On peut également questionner cette habitude prise par les gouvernements de s’immiscer dans toujours plus d’aspects de la vie économique du pays pour des résultats parfois éloignés de ceux visés. Bien plus modeste que les lois EGalim et Descrozaille, ce texte participe cependant de cette inflation réglementaire qu’il serait peut-être bon de freiner.
Quelles sont les prochaines étapes ?
Après la dématérialisation du ticket de caisse, d’autres évolutions technologiques sont déjà prêtes à être généralisées.
Nombreux sont les magasins alimentaires qui proposent déjà aux clients de procéder à leur propre encaissement, tout au long de leur parcours en magasin avec un scanner ou en sortie.

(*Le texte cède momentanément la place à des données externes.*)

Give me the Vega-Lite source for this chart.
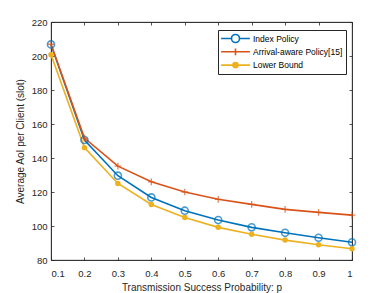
{
  "$schema": "https://vega.github.io/schema/vega-lite/v6.json",
  "autosize": "none",
  "width": 301,
  "height": 238,
  "padding": {"left": 51, "top": 22, "right": 38, "bottom": 33},
  "background": "white",
  "config": {
    "font": "Liberation Sans",
    "view": {"stroke": "#262626", "strokeWidth": 0.8},
    "axis": {"grid": false, "domainColor": "#262626", "domainWidth": 0.8, "tickColor": "#262626", "tickWidth": 0.8, "labelColor": "#262626", "titleColor": "#262626", "labelFontSize": 9.5, "titleFontSize": 10, "titleFontWeight": "normal"}
  },
  "data": {"values": [
    {"p": 0.1, "series": "Index Policy", "aoi": 206.8},
    {"p": 0.2, "series": "Index Policy", "aoi": 150.6},
    {"p": 0.3, "series": "Index Policy", "aoi": 129.6},
    {"p": 0.4, "series": "Index Policy", "aoi": 116.8},
    {"p": 0.5, "series": "Index Policy", "aoi": 109.0},
    {"p": 0.6, "series": "Index Policy", "aoi": 103.5},
    {"p": 0.7, "series": "Index Policy", "aoi": 99.2},
    {"p": 0.8, "series": "Index Policy", "aoi": 96.0},
    {"p": 0.9, "series": "Index Policy", "aoi": 93.1},
    {"p": 1.0, "series": "Index Policy", "aoi": 90.4},
    {"p": 0.1, "series": "Arrival-aware Policy[15]", "aoi": 206.9},
    {"p": 0.2, "series": "Arrival-aware Policy[15]", "aoi": 151.7},
    {"p": 0.3, "series": "Arrival-aware Policy[15]", "aoi": 135.2},
    {"p": 0.4, "series": "Arrival-aware Policy[15]", "aoi": 126.0},
    {"p": 0.5, "series": "Arrival-aware Policy[15]", "aoi": 120.0},
    {"p": 0.6, "series": "Arrival-aware Policy[15]", "aoi": 115.7},
    {"p": 0.7, "series": "Arrival-aware Policy[15]", "aoi": 112.7},
    {"p": 0.8, "series": "Arrival-aware Policy[15]", "aoi": 109.8},
    {"p": 0.9, "series": "Arrival-aware Policy[15]", "aoi": 108.0},
    {"p": 1.0, "series": "Arrival-aware Policy[15]", "aoi": 106.4},
    {"p": 0.1, "series": "Lower Bound", "aoi": 200.8},
    {"p": 0.2, "series": "Lower Bound", "aoi": 146.1},
    {"p": 0.3, "series": "Lower Bound", "aoi": 125.0},
    {"p": 0.4, "series": "Lower Bound", "aoi": 112.7},
    {"p": 0.5, "series": "Lower Bound", "aoi": 105.0},
    {"p": 0.6, "series": "Lower Bound", "aoi": 99.2},
    {"p": 0.7, "series": "Lower Bound", "aoi": 95.1},
    {"p": 0.8, "series": "Lower Bound", "aoi": 91.7},
    {"p": 0.9, "series": "Lower Bound", "aoi": 89.0},
    {"p": 1.0, "series": "Lower Bound", "aoi": 86.6}
  ]},
  "layer": [
    {
      "mark": {"type": "line", "strokeWidth": 1.6},
      "encoding": {
        "x": {"field": "p", "type": "quantitative", "scale": {"domain": [0.1, 1]},
              "axis": {"values": [0.1,0.2,0.3,0.4,0.5,0.6,0.7,0.8,0.9,1], "format": ".1~f", "tickSize": -3, "labelPadding": 11, "title": "Transmission Success Probability: p", "titlePadding": 5}},
        "y": {"field": "aoi", "type": "quantitative", "scale": {"domain": [80, 220]},
              "axis": {"values": [80,100,120,140,160,180,200,220], "tickSize": -3, "labelPadding": 7, "title": "Average AoI per Client (slot)", "titlePadding": 6}},
        "color": {"field": "series", "type": "nominal",
                  "scale": {"domain": ["Index Policy", "Arrival-aware Policy[15]", "Lower Bound"], "range": ["#0072BD", "#D95319", "#EDB120"]},
                  "legend": {"title": null, "orient": "none", "legendX": 167, "legendY": 8, "direction": "vertical",
                             "strokeColor": "#262626", "fillColor": "white", "padding": 3, "rowPadding": 2.3, "clipHeight": 11,
                             "labelFontSize": 8.5, "labelColor": "#000000", "symbolSize": 64, "symbolStrokeWidth": 1.6,
                             "symbolOffset": 9.5, "labelOffset": 12.5,
                             "encode": {"symbols": {"update": {
                               "shape": {"signal": "datum.value === 'Index Policy' ? 'M-3.6,0H-1A1,1 0 1 1 1,0A1,1 0 1 1 -1,0M1,0H3.6' : datum.value === 'Lower Bound' ? 'M-3.6,0H3.6M-0.65,0A0.65,0.65 0 1 1 0.65,0A0.65,0.65 0 1 1 -0.65,0Z' : 'M-3.6,0H3.6M0,-0.85V0.85'"},
                               "fill": {"signal": "datum.value === 'Lower Bound' ? '#EDB120' : 'transparent'"}
                             }}}}}
      }
    },
    {
      "mark": {"type": "point", "strokeWidth": 1.6, "size": 50},
      "transform": [{"filter": "datum.series === 'Index Policy'"}],
      "encoding": {
        "x": {"field": "p", "type": "quantitative", "axis": null},
        "y": {"field": "aoi", "type": "quantitative", "axis": null},
        "color": {"value": "#0072BD"}
      }
    },
    {
      "mark": {"type": "point", "shape": "M-1,0H1M0,-1V1", "strokeWidth": 1.3, "size": 45},
      "transform": [{"filter": "datum.series === 'Arrival-aware Policy[15]'"}],
      "encoding": {
        "x": {"field": "p", "type": "quantitative", "axis": null},
        "y": {"field": "aoi", "type": "quantitative", "axis": null},
        "color": {"value": "#D95319"}
      }
    },
    {
      "mark": {"type": "point", "filled": true, "size": 30, "opacity": 1},
      "transform": [{"filter": "datum.series === 'Lower Bound'"}],
      "encoding": {
        "x": {"field": "p", "type": "quantitative", "axis": null},
        "y": {"field": "aoi", "type": "quantitative", "axis": null},
        "color": {"value": "#EDB120"}
      }
    },
    {
      "mark": {"type": "rule", "opacity": 0},
      "data": {"values": [{"p": 0.1, "aoi": 80}]},
      "encoding": {
        "x": {"field": "p", "type": "quantitative", "axis": {"orient": "top", "values": [0.1,0.2,0.3,0.4,0.5,0.6,0.7,0.8,0.9,1], "labels": false, "tickSize": -3, "title": null}},
        "y": {"field": "aoi", "type": "quantitative", "axis": {"orient": "right", "values": [80,100,120,140,160,180,200,220], "labels": false, "tickSize": -3, "title": null}}
      }
    }
  ],
  "resolve": {"axis": {"x": "independent", "y": "independent"}}
}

Plus aboutis, les magasins Amazon Go et leur technologie « Just Walk Out » n’ont aucune caisse. Le procédé fonctionne avec l’application mobile Amazon Go, associée à un compte Amazon. Il suffit d'ouvrir l'application sur son smartphone, de scanner un QR code commandant l’ouverture des portes, l’encaissement étant réalisé automatiquement. Cette technologie, maintenant ouverte à d’autres utilisateurs qu’Amazon, repose sur la vision par ordinateur et des capteurs qui traquent les produits pris par les clients. Même si Amazon vient juste d’annoncer la fermeture de 8 de ces magasins aux USA, le format n’est pas abandonné pour autant.
Plus de queue à la caisse, plus d’encaissement, plus de ticket, tout est fait pour rendre le processus d’achat le plus fluide et agréable possible. Faire ses courses devient une promenade, jusqu’à en faire oublier que l’on dépense de l’argent, qui n’aura plus qu’une existence virtuelle.